December 28 2025 (09:02 WET)

 

“We need more conversation and fewer slogans. More listening and less noise. More time to understand each other, to recognize each other. More time to be better people”

2025 ends, and with it, an intense year for San Bartolomé. A year in which we have continued working to improve our municipality, to care for what we are, and to open paths toward what we want to become. But also twelve months in which I have felt, like many of you, that something is moving in public life in a way that does not help us move forward

In too many spaces, a forced search for ideological confrontation has taken hold, a kind of permanent competition to divide, to simplify reality into factions, to turn every conversation into a battlefield. 

A confrontation that is not born from people's real problems, but from the need of some discourses to feed polarization as a strategy. And when that happens, we lose because when politics becomes noise, neighbors drift apart.

When public life is filled with empty gestures, 30-second marketing, messages designed to ignite rather than build, detachment is generated, which devalues those who do feel the calling of public service as an honest commitment, those who work with enthusiasm to improve the quality of life of their community, their city, their municipality.

In San Bartolomé, we have tried to maintain consistency between what we say, what we project, and what we do. It's not always easy. The tense atmosphere that pervades many areas—fueled by populist dynamics and the impact of fake news on truth—also reaches us. But precisely because of this, we must reaffirm ourselves in the opposite: in serenity, in listening, in responsibility, and in closeness.
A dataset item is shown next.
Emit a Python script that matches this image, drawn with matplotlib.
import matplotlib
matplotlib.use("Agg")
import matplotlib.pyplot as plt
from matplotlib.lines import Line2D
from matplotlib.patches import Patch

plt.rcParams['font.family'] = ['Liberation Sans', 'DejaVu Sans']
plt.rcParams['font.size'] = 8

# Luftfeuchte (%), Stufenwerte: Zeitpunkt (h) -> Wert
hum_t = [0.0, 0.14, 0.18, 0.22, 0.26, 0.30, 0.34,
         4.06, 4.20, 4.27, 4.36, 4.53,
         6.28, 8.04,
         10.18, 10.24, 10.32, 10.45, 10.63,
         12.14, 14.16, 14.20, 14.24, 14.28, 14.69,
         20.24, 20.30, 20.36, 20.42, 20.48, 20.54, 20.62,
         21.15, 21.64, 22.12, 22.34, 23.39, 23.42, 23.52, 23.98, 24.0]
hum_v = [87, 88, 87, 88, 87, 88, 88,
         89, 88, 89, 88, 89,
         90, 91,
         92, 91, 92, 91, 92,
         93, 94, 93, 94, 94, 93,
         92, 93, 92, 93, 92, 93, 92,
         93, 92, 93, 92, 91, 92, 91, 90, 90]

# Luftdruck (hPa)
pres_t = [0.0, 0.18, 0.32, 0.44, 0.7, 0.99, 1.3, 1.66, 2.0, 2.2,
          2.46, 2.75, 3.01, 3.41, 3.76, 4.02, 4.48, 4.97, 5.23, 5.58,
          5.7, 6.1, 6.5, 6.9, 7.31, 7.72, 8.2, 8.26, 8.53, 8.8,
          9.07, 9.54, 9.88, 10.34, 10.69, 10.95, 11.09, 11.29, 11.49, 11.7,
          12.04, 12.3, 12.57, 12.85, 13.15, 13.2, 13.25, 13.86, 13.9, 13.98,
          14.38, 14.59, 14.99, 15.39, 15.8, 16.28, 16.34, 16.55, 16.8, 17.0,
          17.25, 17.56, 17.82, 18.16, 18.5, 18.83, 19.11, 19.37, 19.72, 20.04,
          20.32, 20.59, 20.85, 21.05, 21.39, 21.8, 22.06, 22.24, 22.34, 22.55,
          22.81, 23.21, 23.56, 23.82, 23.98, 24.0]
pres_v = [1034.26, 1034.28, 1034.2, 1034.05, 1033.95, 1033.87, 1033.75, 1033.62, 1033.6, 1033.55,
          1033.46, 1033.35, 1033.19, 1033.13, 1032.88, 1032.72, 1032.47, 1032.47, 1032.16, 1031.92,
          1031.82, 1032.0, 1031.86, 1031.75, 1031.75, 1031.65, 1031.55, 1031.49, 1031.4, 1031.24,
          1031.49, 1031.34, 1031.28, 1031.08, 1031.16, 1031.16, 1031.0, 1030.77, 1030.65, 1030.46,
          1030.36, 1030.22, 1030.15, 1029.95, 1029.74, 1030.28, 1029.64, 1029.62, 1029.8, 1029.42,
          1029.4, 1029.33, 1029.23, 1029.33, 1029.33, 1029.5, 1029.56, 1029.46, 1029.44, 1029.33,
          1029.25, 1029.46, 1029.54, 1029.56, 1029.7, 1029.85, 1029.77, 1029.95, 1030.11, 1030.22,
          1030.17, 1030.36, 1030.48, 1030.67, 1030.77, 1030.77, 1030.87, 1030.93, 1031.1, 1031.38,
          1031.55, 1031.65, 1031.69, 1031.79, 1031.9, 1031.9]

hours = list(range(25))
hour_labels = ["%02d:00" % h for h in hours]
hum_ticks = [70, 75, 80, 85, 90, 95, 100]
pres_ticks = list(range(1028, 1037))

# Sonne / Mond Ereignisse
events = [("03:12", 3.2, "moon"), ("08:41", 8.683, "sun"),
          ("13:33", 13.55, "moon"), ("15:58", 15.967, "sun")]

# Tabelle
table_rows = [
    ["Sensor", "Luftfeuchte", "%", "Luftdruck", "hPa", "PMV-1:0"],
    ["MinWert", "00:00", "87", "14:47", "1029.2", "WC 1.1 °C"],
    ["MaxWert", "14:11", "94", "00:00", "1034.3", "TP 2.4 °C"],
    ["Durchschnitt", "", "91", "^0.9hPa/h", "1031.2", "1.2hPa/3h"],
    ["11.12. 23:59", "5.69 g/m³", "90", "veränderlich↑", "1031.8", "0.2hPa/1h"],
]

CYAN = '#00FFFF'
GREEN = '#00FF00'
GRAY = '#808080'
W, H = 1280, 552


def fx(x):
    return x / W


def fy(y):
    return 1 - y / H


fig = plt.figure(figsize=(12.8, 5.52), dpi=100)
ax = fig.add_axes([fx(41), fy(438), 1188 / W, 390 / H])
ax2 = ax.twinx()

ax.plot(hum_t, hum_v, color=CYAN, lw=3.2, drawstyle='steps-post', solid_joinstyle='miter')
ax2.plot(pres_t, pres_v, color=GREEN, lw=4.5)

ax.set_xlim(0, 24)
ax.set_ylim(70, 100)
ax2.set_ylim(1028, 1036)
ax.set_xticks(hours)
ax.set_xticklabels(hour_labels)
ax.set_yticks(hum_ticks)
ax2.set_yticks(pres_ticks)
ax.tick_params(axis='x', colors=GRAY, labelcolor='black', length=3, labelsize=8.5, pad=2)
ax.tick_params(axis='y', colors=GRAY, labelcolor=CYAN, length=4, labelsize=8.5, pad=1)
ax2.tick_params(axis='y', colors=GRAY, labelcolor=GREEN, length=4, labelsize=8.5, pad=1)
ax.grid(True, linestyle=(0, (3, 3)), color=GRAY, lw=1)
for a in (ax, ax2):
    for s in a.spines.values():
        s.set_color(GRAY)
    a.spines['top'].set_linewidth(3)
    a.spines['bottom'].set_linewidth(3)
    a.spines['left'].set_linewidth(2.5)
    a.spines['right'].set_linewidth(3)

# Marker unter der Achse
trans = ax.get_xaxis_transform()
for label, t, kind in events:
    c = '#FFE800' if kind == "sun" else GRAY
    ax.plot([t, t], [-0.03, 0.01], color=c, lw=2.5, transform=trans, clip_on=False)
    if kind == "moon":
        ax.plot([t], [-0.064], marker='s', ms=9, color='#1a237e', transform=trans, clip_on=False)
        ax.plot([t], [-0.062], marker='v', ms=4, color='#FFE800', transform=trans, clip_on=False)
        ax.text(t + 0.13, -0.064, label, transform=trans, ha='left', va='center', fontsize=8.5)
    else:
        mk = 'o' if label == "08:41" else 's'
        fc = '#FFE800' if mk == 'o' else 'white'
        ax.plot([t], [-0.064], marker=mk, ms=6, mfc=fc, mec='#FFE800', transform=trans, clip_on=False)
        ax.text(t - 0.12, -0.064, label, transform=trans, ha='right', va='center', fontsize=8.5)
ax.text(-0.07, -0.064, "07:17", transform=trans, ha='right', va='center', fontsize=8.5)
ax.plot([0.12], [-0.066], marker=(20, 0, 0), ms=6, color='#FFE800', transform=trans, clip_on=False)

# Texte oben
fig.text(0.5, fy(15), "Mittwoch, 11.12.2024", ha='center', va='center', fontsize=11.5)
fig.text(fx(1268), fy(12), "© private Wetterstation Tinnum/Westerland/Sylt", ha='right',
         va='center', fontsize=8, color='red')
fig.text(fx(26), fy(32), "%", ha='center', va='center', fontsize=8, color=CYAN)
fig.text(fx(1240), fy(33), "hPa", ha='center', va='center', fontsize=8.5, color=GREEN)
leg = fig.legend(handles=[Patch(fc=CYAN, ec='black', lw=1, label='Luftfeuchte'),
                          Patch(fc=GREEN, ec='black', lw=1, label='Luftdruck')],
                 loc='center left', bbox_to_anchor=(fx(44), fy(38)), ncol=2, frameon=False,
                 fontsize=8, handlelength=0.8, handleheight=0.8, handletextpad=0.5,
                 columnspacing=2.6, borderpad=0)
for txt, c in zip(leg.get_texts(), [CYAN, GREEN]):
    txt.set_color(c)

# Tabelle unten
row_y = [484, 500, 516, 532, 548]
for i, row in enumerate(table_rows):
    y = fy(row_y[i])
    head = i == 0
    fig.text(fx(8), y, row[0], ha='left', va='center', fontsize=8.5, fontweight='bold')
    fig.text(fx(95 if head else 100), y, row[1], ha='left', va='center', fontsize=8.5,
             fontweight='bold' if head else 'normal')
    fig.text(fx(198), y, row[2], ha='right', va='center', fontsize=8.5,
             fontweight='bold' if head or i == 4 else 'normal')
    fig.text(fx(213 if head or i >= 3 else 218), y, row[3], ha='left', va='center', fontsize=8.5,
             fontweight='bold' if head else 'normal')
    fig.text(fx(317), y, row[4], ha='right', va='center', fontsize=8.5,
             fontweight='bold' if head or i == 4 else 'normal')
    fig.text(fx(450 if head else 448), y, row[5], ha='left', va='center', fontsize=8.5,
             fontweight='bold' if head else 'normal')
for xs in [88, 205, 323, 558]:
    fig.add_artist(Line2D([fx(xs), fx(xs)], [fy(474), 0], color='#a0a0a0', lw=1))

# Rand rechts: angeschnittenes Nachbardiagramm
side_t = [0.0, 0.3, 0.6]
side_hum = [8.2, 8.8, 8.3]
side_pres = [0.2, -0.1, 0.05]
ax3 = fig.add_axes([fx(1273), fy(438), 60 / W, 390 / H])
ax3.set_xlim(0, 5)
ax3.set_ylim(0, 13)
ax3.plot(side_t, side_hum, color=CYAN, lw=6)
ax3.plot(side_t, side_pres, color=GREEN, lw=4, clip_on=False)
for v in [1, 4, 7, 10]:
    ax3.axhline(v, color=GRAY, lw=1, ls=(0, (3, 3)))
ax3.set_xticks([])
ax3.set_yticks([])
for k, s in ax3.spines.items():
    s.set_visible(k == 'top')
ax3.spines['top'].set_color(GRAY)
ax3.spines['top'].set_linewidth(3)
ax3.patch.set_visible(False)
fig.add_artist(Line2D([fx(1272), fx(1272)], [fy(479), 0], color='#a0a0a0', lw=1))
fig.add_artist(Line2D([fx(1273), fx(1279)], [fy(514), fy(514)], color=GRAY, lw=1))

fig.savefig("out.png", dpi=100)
And here I want to pause for a moment. Because sometimes culture, music, the honesty of those who create from a sincere place, remind us of what is essential. Like Robe, the recently deceased singer of Extremoduro, used to do. With his simple language, he was able to praise something that we need more than ever today: the value of time and the capacity to listen. His music taught us that stopping, looking at ourselves, and understanding each other is also a way of taking care of ourselves as a society.

We need more conversation and fewer slogans. More listening and less noise. More time to understand each other, to recognize each other. More time—as Robe would say—to be better people. And that, in politics, means more spaces for dialogue, more possible agreements, more willingness to look at the long term and less obsession with the immediate headline.

San Bartolomé is a municipality that moves forward when it does so united. We have demonstrated this many times. And I am convinced that, if we continue to bet on coexistence, respect, and collaboration, we will be able to face the challenges ahead with the same strength with which we have overcome previous ones.

We bid farewell to 2025 with the certainty that the best thing we can do for our municipality is to take care of it together. With less noise. With more conversations. With less haste and, yes, with more time to be better people.